January 26 2018,  Malden

Council delays vote of support for Complete Streets

 By Barbara Taormina


The City Council postponed a vote to endorse Malden’s Complete Streets program this week so that councilors could have a chance to review the program.

Complete Streets is a policy and design movement geared toward making roads safer and more accessible for all users, particularly pedestrians, cyclists, public transportation passengers and people with disabilities. The state has launched a grant program that offers communities up to $400,000 a year for road improvements tied to those goals.

To be eligible for the money the city needed a Complete Streets policy which was written by Mayor Gary Christenson’s office back in 2016. The city also needed a prioritized list of projects, which Malden’s Complete Streets Task Force developed over the past year with the help of the Metropolitan Area Planning Commission and members of the community.

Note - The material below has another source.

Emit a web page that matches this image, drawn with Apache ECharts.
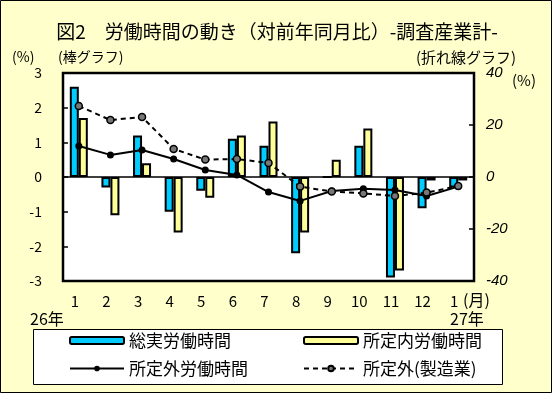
<!DOCTYPE html>
<html><head><meta charset="utf-8">
<script src="https://cdn.jsdelivr.net/npm/echarts@6/dist/echarts.min.js"></script>
<style>html,body{margin:0;padding:0;background:#FFFFCC;}#c{width:552px;height:393px;}</style>
</head><body><div id="c"></div>
<script>
const months = ['1','2','3','4','5','6','7','8','9','10','11','12','1'];
const totalHours = [2.6,-0.3,1.2,-1.0,-0.4,1.1,0.9,-2.2,0.0,0.9,-2.9,-0.9,-0.3];
const scheduledHours = [1.7,-1.1,0.4,-1.6,-0.6,1.2,1.6,-1.6,0.5,1.4,-2.7,-0.1,-0.1];
const overtimeHours = [11.9,8.5,10.4,6.9,2.7,0.8,-5.8,-9.2,-5.4,-4.5,-5.0,-7.3,-3.7];
const overtimeMfg = [27.3,21.9,23.1,10.8,6.7,6.9,5.4,-3.7,-5.6,-6.3,-7.3,-6.0,-3.5];
const leftTicks = [-3,3,1];
const rightTicks = [-40,40,20];

const FONT = '"Noto Sans CJK JP", sans-serif';
const chart = echarts.init(document.getElementById('c'));
chart.setOption({
  backgroundColor: '#FFFFCC',
  animation: false,
  textStyle: {fontFamily: FONT},
  grid: {left: 63, right: 78, top: 73, bottom: 112, show: true, backgroundColor: '#fff', borderColor: '#000', borderWidth: 2.5},
  graphic: [
    {type:'rect', shape:{x:0.5,y:0.5,width:551,height:392}, style:{fill:null, stroke:'#000', lineWidth:1}, z:-1},
    {type:'text', x:277, y:32, style:{text:'図2　労働時間の動き（対前年同月比）-調査産業計-', font:'19px '+FONT, fill:'#000', align:'center', verticalAlign:'middle'}},
    {type:'text', x:12, y:57, style:{text:'(%)', font:'14px '+FONT, fill:'#000', verticalAlign:'middle'}},
    {type:'text', x:58, y:57, style:{text:'(棒グラフ)', font:'14px '+FONT, fill:'#000', verticalAlign:'middle'}},
    {type:'text', x:416, y:57, style:{text:'(折れ線グラフ)', font:'15px '+FONT, fill:'#000', verticalAlign:'middle'}},
    {type:'text', x:512, y:80, style:{text:'(%)', font:'15px '+FONT, fill:'#000', verticalAlign:'middle'}},
    {type:'text', x:463, y:300, style:{text:'(月)', font:'16px '+FONT, fill:'#000', verticalAlign:'middle'}},
    {type:'text', x:30, y:319, style:{text:'26年', font:'16px '+FONT, fill:'#000', verticalAlign:'middle'}},
    {type:'text', x:450, y:319, style:{text:'27年', font:'16px '+FONT, fill:'#000', verticalAlign:'middle'}},
    {type:'rect', shape:{x:33.5,y:329.5,width:469,height:55}, style:{fill:'#fff', stroke:'#000', lineWidth:1}, z:0}
  ],
  legend: [
    {data:['総実労働時間','所定外労働時間'], orient:'vertical', left:64, top:327, itemWidth:54, itemHeight:7, itemGap:11,
     textStyle:{fontSize:17, fontFamily:FONT, color:'#000'}, z:5},
    {data:['所定内労働時間','所定外(製造業)'], orient:'vertical', left:298, top:327, itemWidth:54, itemHeight:7, itemGap:11,
     textStyle:{fontSize:17, fontFamily:FONT, color:'#000'}, z:5}
  ],
  xAxis: {type:'category', data: months, axisTick:{show:false},
    axisLine:{lineStyle:{color:'#000', width:1.5}},
    axisLabel:{color:'#000', fontSize:15, margin:13, fontFamily:FONT, interval:0, padding:[0,8,0,0]}},
  yAxis: [
    {type:'value', min:leftTicks[0], max:leftTicks[1], interval:leftTicks[2], splitLine:{show:false},
     axisLine:{show:false}, axisTick:{show:true, inside:true, length:5, lineStyle:{color:'#000', width:1.5}},
     axisLabel:{color:'#000', fontSize:14, margin:21, fontFamily:FONT}},
    {type:'value', min:rightTicks[0], max:rightTicks[1], interval:rightTicks[2], splitLine:{show:false},
     axisLine:{show:false}, axisTick:{show:true, inside:true, length:5, lineStyle:{color:'#000', width:1.5}},
     axisLabel:{color:'#000', fontSize:15, margin:12, fontStyle:'italic', fontFamily:'"Liberation Sans", sans-serif'}}
  ],
  series: [
    {name:'総実労働時間', type:'bar', data: totalHours, barWidth:9, barGap:'0%',
     itemStyle:{color:'#00CCFF', borderColor:'#000', borderWidth:2}},
    {name:'所定内労働時間', type:'bar', data: scheduledHours, barWidth:9, barGap:'0%',
     itemStyle:{color:'#FFFF99', borderColor:'#000', borderWidth:2}},
    {name:'所定外労働時間', type:'line', yAxisIndex:1, data: overtimeHours, symbol:'circle', symbolSize:7,
     lineStyle:{color:'#000', width:2}, itemStyle:{color:'#000'}, z:5},
    {name:'所定外(製造業)', type:'line', yAxisIndex:1, data: overtimeMfg, symbol:'circle', symbolSize:7,
     lineStyle:{color:'#000', width:2, type:[5,4]}, itemStyle:{color:'#777', borderColor:'#000', borderWidth:1.5}, z:5}
  ]
});
</script></body></html>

The project list has already been submitted to Massachusetts Department of Transportation which will decide which projects will receive funding. Although a council vote isn’t required to move Malden’s Complete Streets program forward, Ward 1 Councilor Peg Crowe, who served on the program’s task force last year, urged fellow councilors to endorse the program.

“The vote is to support the policy as it stands,” said Crowe who added that councilors can’t make any changes to the work that has already been done on the project plans. “When a City Council is behind it, it says yes, we all agree with the policy. “

Ward 5 Councilor Barbara Murphy, who is the new City Council rep on the Complete Streets Task Force, also urged fellow councilors to show their support for the program.

“It’s a great program that can get us an additional $400,000 a year to do some nice-to-have projects,” she said.

Typical projects include adding or upgrading crosswalks with more signals and signs, adding handicap ramps, creating bike lanes and extending curbs to slow down traffic.

Still, Murphy supported other councilors who said they needed more time to dive into the details of Complete Streets.

One of the biggest concerns for several councilors was the state’s promise to come through with grant money to pay for road projects. Councilors Craig Spadafora and Paul Condon wondered if the Complete Streets grant program might follow in the footsteps of the Community Preservation Act funding which has declined significantly over the years.

Although Councilor Stephen Winslow, an advocate of the Complete Streets program, assured fellow councilors that they could depend on the funding, the council agreed to table their vote for two weeks.